Error message and/or stacktrace
successfully receive a snapshot (idx 4149762924 term 335) from leader
Compact logs up to log index 4149762924, our max log id is 4148717923
Seems like this node recovers from leaders snapshot, removing all logs
Removing changelog /var/lib/clickhouse/coordination/log/changelog_4148562925_4148662924.bin.zstd because of compaction
Trying to remove log /var/lib/clickhouse/coordination/log/changelog_4148662925_4148762924.bin.zstd which is current active log for write. Possibly this node recovers from snapshot
Removing changelog /var/lib/clickhouse/coordination/log/changelog_4148662925_4148762924.bin.zstd because of compaction
Removed changelog /var/lib/clickhouse/coordination/log/changelog_4148562925_4148662924.bin.zstd because of compaction.
Removed changelog /var/lib/clickhouse/coordination/log/changelog_4148662925_4148762924.bin.zstd because of compaction.
Compaction up to 4149762924 finished new min index 4149762925, new max index 4149762924
successfully compact the log store, will now ask the statemachine to apply the snapshot
########################################
(version 22.7.1.2484 (official build), build id: BB14295F0BE31ECF) (from thread 66) (no query) Received signal Segmentation fault (11)
Address: NULL pointer. Access: read. Address not mapped to object.
Stack trace: 0xa5860d
0. ? @ 0xa5860d in /usr/bin/clickhouse-keeper
Integrity check of the executable skipped because the reference checksum could not be read. (calculated checksum: E4590F1FEA25C5B140060D818924BBD1)
About this issue
- Original URL
- State: closed
- Created 2 years ago
- Comments: 18 (18 by maintainers)
After a more detailed look we concluded that the problem described in this issue is solved with https://github.com/ClickHouse/ClickHouse/pull/40627
The further problem we had was connected to the performance of the Keeper itself. Even with some performance improvements, it was still not enough for the follower to catch up with the cluster (cluster is processing request at a much faster pace than the speed of synching) which requires a closer look.

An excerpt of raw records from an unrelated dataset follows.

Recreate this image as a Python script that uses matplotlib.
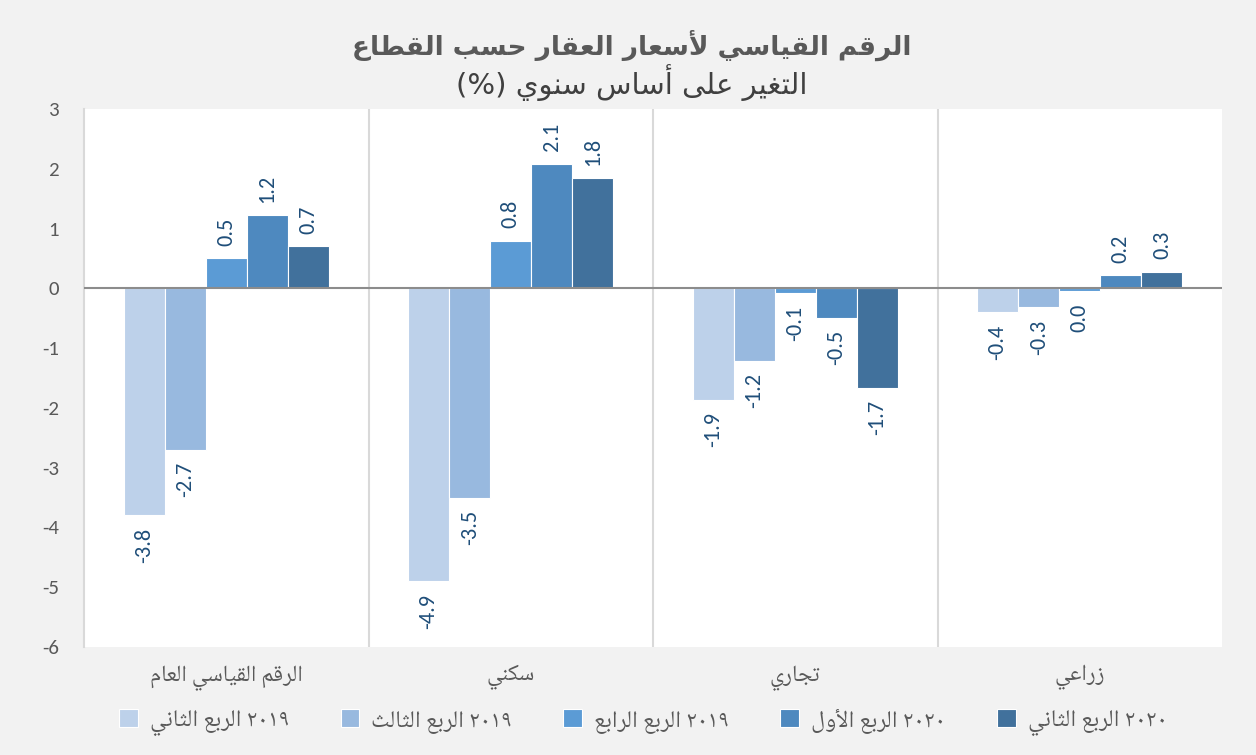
import re

import matplotlib
matplotlib.use("Agg")
import matplotlib.pyplot as plt
import numpy as np

# sectors (x-axis categories, left to right as drawn)
sectors = ["الرقم القياسي العام", "سكني", "تجاري", "زراعي"]

# quarters (legend order, left to right)
quarters = [
    "٢٠١٩ الربع الثاني",
    "٢٠١٩ الربع الثالث",
    "٢٠١٩ الربع الرابع",
    "٢٠٢٠ الربع الأول",
    "٢٠٢٠ الربع الثاني",
]

# annual change (%) per quarter, one value per sector
q2_2019 = [-3.8, -4.9, -1.86, -0.40]
q3_2019 = [-2.7, -3.5, -1.21, -0.32]
q4_2019 = [0.50, 0.80, -0.08, -0.04]
q1_2020 = [1.22, 2.08, -0.49, 0.22]
q2_2020 = [0.70, 1.84, -1.66, 0.28]
series = [q2_2019, q3_2019, q4_2019, q1_2020, q2_2020]

colors = ["#BDD1EA", "#98B9DF", "#5B9BD5", "#4E89BF", "#41719C"]

y_ticks = [3, 2, 1, 0, -1, -2, -3, -4, -5, -6]

title = "الرقم القياسي لأسعار العقار حسب القطاع"
subtitle = "التغير على أساس سنوي (%)"

BG = "#F2F2F2"
GREY_TXT = "#595959"
LABEL_C = "#1F4E79"
AR_FONT = ["Noto Naskh Arabic", "DejaVu Sans"]
TITLE_FONT = ["DejaVu Sans"]

# matplotlib draws glyphs one by one, left to right: join the Arabic letters
# into their presentation forms and put the string in visual order ourselves
FORMS = {  # letter -> (isolated form, number of forms)
    "ا": (0xFE8D, 2), "أ": (0xFE83, 2), "ب": (0xFE8F, 4), "ت": (0xFE95, 4),
    "ث": (0xFE99, 4), "ج": (0xFE9D, 4), "ح": (0xFEA1, 4), "ر": (0xFEAD, 2),
    "ز": (0xFEAF, 2), "س": (0xFEB1, 4), "ط": (0xFEC1, 4), "ع": (0xFEC9, 4),
    "غ": (0xFECD, 4), "ق": (0xFED5, 4), "ك": (0xFED9, 4), "ل": (0xFEDD, 4),
    "م": (0xFEE1, 4), "ن": (0xFEE5, 4), "و": (0xFEED, 2), "ى": (0xFEEF, 2),
    "ي": (0xFEF1, 4),
}
LAM_ALEF = {"ا": 0xFEFB, "أ": 0xFEF7}


def rtl(s):
    toks = []
    i = 0
    while i < len(s):
        c = s[i]
        if c == "ل" and i + 1 < len(s) and s[i + 1] in LAM_ALEF:
            toks.append((LAM_ALEF[s[i + 1]], 2))
            i += 2
            continue
        toks.append(FORMS.get(c, c))
        i += 1
    out = []
    for k, t in enumerate(toks):
        if isinstance(t, str):
            out.append(t)
            continue
        base, n = t
        prev = toks[k - 1] if k > 0 else None
        nxt = toks[k + 1] if k + 1 < len(toks) else None
        j_prev = isinstance(prev, tuple) and prev[1] == 4
        j_next = n == 4 and isinstance(nxt, tuple)
        if j_prev and j_next:
            out.append(chr(base + 3))
        elif j_prev:
            out.append(chr(base + 1))
        elif j_next:
            out.append(chr(base + 2))
        else:
            out.append(chr(base))
    parts = re.findall(r"[0-9٠-٩]+|.", "".join(out))[::-1]
    vis = "".join(parts)
    return vis.translate(str.maketrans("()", ")("))


fig = plt.figure(figsize=(12.56, 7.55), dpi=100, facecolor=BG)
ax = fig.add_axes([84 / 1256, 1 - 647 / 755, (1222 - 84) / 1256, (647 - 109) / 755])
ax.set_facecolor("white")

x = np.arange(len(sectors))
step = 0.1444
for i, (vals, col, lab) in enumerate(zip(series, colors, quarters)):
    pos = x + (i - 2) * step
    bars = ax.bar(pos, vals, step, color=col, edgecolor="white", linewidth=0.8,
                  label=rtl(lab), zorder=2)
    for b, v in zip(bars, vals):
        txt = f"{v:.1f}"
        if txt == "-0.0":
            txt = "0.0"
        ax.annotate(txt, (b.get_x() + b.get_width() / 2, v),
                    xytext=(0, 9 if v >= 0 else -9), textcoords="offset points",
                    rotation=90, ha="center", va="bottom" if v >= 0 else "top",
                    fontsize=16, color=LABEL_C, family="Carlito")

ax.axhline(0, color="#8C8C8C", linewidth=1.5, zorder=3)
for sep in [0.5, 1.5, 2.5]:
    ax.axvline(sep, color="#D9D9D9", linewidth=1.5, zorder=1)

ax.set_xlim(-0.5, 3.5)
ax.set_ylim(-6, 3)
ax.set_yticks(y_ticks)
ax.set_yticklabels([str(t) for t in y_ticks], family="Carlito", fontsize=15, color=GREY_TXT)
ax.set_xticks(x)
ax.set_xticklabels([rtl(s) for s in sectors], family=AR_FONT, fontsize=16.5, color=GREY_TXT)
ax.tick_params(axis="both", length=0)
ax.tick_params(axis="x", pad=13)
ax.tick_params(axis="y", pad=18)
for s in ["top", "right", "bottom"]:
    ax.spines[s].set_visible(False)
ax.spines["left"].set_color("#D9D9D9")
ax.spines["left"].set_linewidth(1.5)

fig.text(0.503, 1 - 45 / 755, rtl(title), ha="center", va="center", fontsize=19,
         fontweight="bold", color=GREY_TXT, family=TITLE_FONT)
fig.text(0.503, 1 - 83 / 755, rtl(subtitle), ha="center", va="center", fontsize=21,
         color="#404040", family=TITLE_FONT)

fig.legend(loc="center", bbox_to_anchor=(98 / 1256, 1 - 742 / 755, 1090 / 1256, 40 / 755),
           mode="expand", ncol=5, frameon=False,
           handlelength=0.8, handleheight=0.8, handletextpad=0.5,
           prop={"family": AR_FONT, "size": 17}, labelcolor=GREY_TXT)

fig.savefig("out.png", dpi=100, facecolor=BG)
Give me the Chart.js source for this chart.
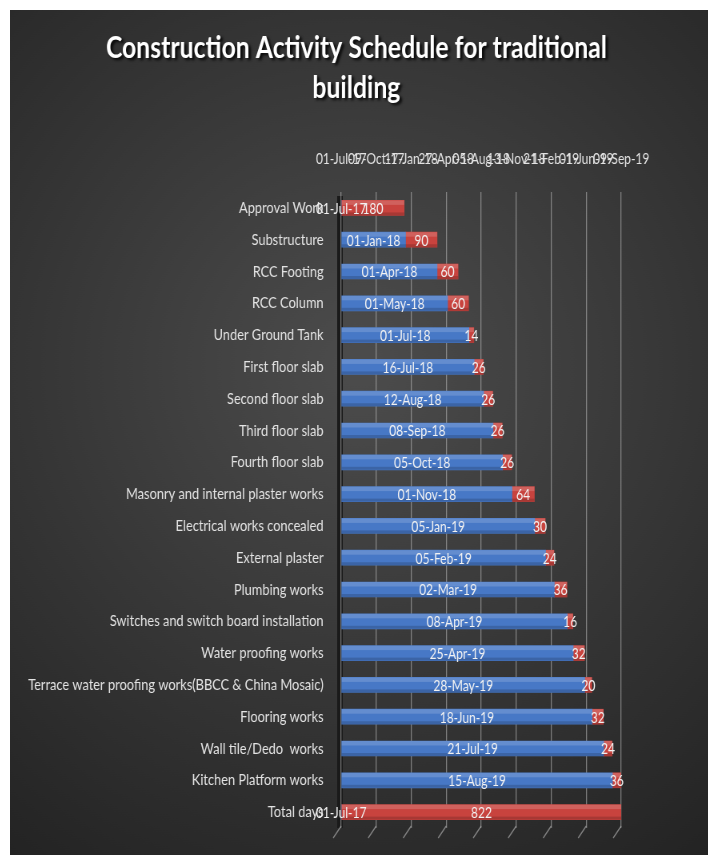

@gyfis It seems you got it right. It’s trying to commit local logs on startup but while doing that leader deduces that it needs to apply snapshot. Applying snapshot calls compaction, something that deletes logs. Committing is done in a background thread. So the bg commit thread tries to get a deleted log and gets nullptr.
I still can’t reproduce it locally so this is a really good catch. Thanks for reporting! Need to figure out what’s the best way of handling it.
Yep, just sent it over. Thanks a lot!
@gyfis can you targzip files with keeper data (snapshots + logs) and share them ( or send them ) to support@clickhouse.com ?